## Records supplied

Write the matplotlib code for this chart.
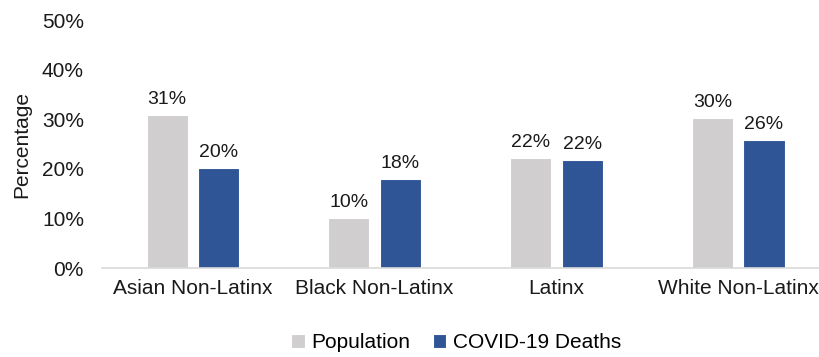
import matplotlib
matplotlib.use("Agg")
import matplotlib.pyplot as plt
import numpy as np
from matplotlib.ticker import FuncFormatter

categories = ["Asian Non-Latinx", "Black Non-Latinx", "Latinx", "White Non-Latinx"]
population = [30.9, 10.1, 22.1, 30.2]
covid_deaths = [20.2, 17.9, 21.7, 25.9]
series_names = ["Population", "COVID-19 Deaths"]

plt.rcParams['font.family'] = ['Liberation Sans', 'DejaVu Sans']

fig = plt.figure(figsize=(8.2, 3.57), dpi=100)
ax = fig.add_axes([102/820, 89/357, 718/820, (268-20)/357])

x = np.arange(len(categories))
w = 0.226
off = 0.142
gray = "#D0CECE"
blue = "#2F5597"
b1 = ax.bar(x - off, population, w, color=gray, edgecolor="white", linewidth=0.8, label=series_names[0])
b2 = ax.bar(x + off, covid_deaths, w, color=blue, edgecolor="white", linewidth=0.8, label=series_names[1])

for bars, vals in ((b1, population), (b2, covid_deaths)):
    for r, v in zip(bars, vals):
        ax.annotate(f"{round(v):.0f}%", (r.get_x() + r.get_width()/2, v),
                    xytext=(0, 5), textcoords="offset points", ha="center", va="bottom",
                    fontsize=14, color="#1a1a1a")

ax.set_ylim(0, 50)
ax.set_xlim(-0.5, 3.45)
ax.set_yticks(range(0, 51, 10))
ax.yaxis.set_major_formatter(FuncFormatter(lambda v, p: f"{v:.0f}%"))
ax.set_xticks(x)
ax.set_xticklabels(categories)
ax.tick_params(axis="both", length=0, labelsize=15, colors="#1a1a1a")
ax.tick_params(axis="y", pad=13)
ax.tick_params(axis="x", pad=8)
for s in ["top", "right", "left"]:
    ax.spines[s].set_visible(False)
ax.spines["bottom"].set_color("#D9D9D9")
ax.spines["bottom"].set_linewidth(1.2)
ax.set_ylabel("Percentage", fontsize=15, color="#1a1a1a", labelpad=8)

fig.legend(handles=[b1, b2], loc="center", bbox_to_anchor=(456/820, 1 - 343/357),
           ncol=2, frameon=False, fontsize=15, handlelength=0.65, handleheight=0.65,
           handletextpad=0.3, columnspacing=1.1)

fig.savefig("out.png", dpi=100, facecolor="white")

--

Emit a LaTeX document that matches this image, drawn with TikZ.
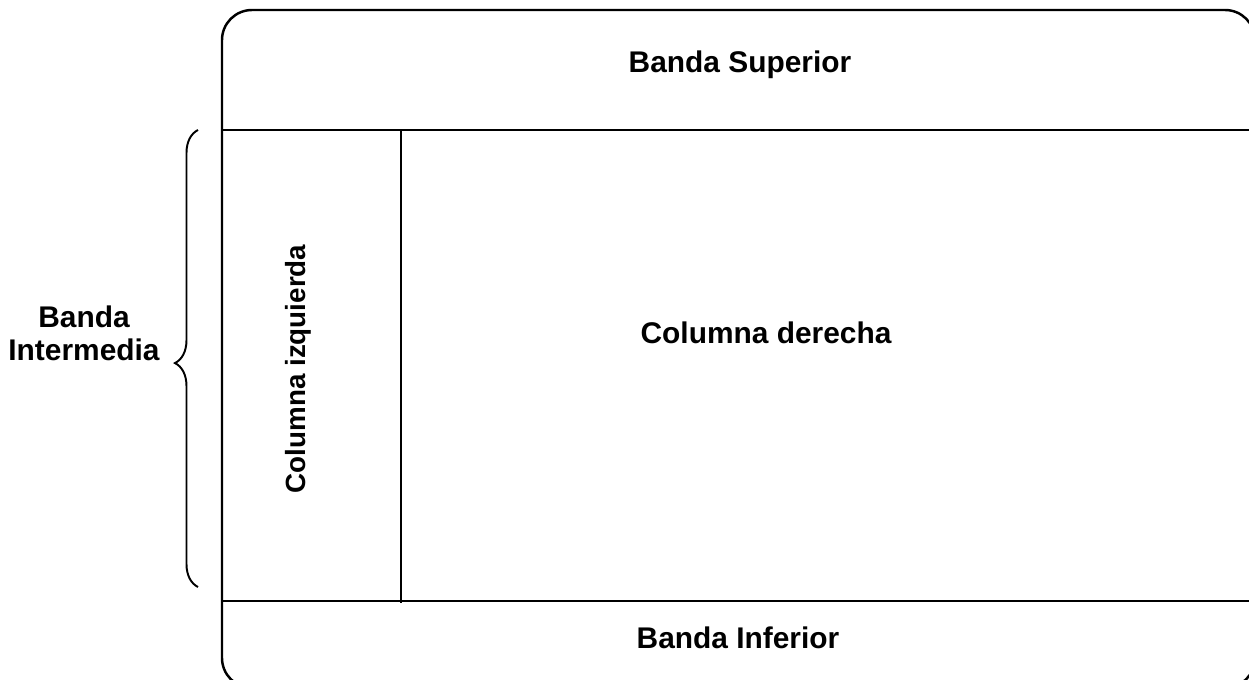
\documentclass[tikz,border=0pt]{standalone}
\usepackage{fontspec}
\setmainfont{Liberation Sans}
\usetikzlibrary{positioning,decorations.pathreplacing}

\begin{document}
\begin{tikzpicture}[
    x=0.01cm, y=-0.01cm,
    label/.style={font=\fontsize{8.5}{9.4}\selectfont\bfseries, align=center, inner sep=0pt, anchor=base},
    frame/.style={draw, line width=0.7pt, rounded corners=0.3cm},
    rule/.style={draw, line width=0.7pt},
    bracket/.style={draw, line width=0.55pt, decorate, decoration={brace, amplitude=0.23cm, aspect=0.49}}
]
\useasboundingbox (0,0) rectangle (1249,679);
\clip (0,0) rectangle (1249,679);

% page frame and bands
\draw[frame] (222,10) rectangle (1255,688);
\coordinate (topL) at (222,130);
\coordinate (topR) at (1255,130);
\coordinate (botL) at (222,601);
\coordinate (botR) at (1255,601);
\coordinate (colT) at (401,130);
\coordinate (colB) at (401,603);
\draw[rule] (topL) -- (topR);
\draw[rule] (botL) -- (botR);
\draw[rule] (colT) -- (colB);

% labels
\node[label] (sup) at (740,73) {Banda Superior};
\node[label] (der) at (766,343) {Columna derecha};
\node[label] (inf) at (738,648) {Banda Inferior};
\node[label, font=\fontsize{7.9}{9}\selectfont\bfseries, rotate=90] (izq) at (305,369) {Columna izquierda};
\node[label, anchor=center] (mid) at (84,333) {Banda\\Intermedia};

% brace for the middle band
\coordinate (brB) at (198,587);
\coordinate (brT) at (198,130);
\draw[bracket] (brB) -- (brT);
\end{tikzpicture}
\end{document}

==

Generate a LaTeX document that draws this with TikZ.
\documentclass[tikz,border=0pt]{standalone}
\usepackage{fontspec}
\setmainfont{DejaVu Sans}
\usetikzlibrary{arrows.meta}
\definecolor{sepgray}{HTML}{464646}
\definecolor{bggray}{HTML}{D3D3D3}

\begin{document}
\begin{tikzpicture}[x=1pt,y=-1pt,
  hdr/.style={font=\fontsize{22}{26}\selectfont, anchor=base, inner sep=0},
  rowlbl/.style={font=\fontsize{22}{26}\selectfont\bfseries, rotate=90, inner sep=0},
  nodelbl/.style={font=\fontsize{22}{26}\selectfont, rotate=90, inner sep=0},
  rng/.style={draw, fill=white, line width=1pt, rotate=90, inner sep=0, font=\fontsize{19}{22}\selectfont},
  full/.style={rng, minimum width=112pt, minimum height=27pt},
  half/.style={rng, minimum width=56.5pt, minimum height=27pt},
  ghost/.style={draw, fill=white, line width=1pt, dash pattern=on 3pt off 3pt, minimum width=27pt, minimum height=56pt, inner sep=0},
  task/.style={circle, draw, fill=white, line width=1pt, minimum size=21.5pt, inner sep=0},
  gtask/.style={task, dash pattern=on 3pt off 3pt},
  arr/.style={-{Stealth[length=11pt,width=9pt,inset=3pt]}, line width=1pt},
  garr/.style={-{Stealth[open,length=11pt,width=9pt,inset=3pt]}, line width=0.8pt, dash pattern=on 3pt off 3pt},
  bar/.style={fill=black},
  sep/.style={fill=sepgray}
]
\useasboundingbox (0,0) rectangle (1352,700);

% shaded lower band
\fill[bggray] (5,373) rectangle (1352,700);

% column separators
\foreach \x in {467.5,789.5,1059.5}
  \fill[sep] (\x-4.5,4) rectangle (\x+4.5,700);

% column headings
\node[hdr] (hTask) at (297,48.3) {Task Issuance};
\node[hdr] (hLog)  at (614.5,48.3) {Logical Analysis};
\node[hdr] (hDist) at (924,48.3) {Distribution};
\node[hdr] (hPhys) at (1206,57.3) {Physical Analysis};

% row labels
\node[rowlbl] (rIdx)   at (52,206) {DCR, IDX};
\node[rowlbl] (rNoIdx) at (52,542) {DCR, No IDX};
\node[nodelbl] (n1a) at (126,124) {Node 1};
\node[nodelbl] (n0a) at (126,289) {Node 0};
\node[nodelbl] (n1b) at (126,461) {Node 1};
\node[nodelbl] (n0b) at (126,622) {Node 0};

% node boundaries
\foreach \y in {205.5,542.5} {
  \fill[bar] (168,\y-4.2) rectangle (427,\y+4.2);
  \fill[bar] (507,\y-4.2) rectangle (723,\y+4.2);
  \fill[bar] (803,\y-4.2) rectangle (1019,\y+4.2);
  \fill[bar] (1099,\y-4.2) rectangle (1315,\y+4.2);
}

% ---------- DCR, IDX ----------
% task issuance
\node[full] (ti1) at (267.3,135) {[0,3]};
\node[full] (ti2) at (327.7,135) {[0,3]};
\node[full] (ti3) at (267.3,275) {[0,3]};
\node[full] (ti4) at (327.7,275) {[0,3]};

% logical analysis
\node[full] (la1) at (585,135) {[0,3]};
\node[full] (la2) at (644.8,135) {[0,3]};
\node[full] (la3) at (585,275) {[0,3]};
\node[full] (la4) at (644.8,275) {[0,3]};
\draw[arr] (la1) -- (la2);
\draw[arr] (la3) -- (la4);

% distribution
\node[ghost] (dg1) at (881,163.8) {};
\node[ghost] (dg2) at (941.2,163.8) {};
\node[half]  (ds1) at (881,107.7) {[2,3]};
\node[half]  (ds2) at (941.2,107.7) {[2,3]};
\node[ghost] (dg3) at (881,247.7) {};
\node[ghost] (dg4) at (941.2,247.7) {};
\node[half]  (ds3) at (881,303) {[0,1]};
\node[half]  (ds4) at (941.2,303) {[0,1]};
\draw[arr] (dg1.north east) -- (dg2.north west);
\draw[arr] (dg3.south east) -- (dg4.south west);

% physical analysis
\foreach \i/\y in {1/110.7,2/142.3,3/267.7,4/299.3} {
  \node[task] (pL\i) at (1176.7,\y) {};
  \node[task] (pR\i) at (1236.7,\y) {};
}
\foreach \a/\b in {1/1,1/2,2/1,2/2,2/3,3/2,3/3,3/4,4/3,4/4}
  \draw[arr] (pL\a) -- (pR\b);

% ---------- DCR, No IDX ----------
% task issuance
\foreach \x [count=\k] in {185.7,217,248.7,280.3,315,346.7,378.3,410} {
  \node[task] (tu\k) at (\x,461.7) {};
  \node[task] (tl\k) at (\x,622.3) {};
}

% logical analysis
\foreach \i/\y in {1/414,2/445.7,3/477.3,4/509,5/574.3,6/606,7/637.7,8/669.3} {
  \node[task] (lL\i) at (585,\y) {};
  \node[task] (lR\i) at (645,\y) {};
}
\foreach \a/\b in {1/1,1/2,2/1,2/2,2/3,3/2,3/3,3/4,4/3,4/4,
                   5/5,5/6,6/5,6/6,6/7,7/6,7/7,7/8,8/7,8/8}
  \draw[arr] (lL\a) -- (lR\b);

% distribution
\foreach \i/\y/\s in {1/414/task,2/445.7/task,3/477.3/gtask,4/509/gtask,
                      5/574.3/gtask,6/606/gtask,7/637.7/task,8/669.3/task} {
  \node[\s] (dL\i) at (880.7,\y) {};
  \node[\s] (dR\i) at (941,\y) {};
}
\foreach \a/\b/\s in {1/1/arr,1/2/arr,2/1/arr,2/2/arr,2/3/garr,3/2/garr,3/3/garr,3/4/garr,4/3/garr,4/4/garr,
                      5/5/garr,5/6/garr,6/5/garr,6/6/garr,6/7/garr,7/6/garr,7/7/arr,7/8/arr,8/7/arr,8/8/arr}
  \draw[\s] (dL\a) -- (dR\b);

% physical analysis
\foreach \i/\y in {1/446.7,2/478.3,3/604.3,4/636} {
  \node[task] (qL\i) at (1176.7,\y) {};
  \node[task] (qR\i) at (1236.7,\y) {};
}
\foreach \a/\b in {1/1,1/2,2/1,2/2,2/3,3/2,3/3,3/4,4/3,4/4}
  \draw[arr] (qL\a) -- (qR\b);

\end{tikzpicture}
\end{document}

## Short exercise
Leaving out the pictures, extract the stretch from the line holding "Write the matplotlib code for this chart." through the line holding "handletextpad=0.3, columnspacing=1.1)", word for word.

## Response
Write the matplotlib code for this chart.
import matplotlib
matplotlib.use("Agg")
import matplotlib.pyplot as plt
import numpy as np
from matplotlib.ticker import FuncFormatter

categories = ["Asian Non-Latinx", "Black Non-Latinx", "Latinx", "White Non-Latinx"]
population = [30.9, 10.1, 22.1, 30.2]
covid_deaths = [20.2, 17.9, 21.7, 25.9]
series_names = ["Population", "COVID-19 Deaths"]

plt.rcParams['font.family'] = ['Liberation Sans', 'DejaVu Sans']

fig = plt.figure(figsize=(8.2, 3.57), dpi=100)
ax = fig.add_axes([102/820, 89/357, 718/820, (268-20)/357])

x = np.arange(len(categories))
w = 0.226
off = 0.142
gray = "#D0CECE"
blue = "#2F5597"
b1 = ax.bar(x - off, population, w, color=gray, edgecolor="white", linewidth=0.8, label=series_names[0])
b2 = ax.bar(x + off, covid_deaths, w, color=blue, edgecolor="white", linewidth=0.8, label=series_names[1])

for bars, vals in ((b1, population), (b2, covid_deaths)):
    for r, v in zip(bars, vals):
        ax.annotate(f"{round(v):.0f}%", (r.get_x() + r.get_width()/2, v),
                    xytext=(0, 5), textcoords="offset points", ha="center", va="bottom",
                    fontsize=14, color="#1a1a1a")

ax.set_ylim(0, 50)
ax.set_xlim(-0.5, 3.45)
ax.set_yticks(range(0, 51, 10))
ax.yaxis.set_major_formatter(FuncFormatter(lambda v, p: f"{v:.0f}%"))
ax.set_xticks(x)
ax.set_xticklabels(categories)
ax.tick_params(axis="both", length=0, labelsize=15, colors="#1a1a1a")
ax.tick_params(axis="y", pad=13)
ax.tick_params(axis="x", pad=8)
for s in ["top", "right", "left"]:
    ax.spines[s].set_visible(False)
ax.spines["bottom"].set_color("#D9D9D9")
ax.spines["bottom"].set_linewidth(1.2)
ax.set_ylabel("Percentage", fontsize=15, color="#1a1a1a", labelpad=8)

fig.legend(handles=[b1, b2], loc="center", bbox_to_anchor=(456/820, 1 - 343/357),
           ncol=2, frameon=False, fontsize=15, handlelength=0.65, handleheight=0.65,
           handletextpad=0.3, columnspacing=1.1)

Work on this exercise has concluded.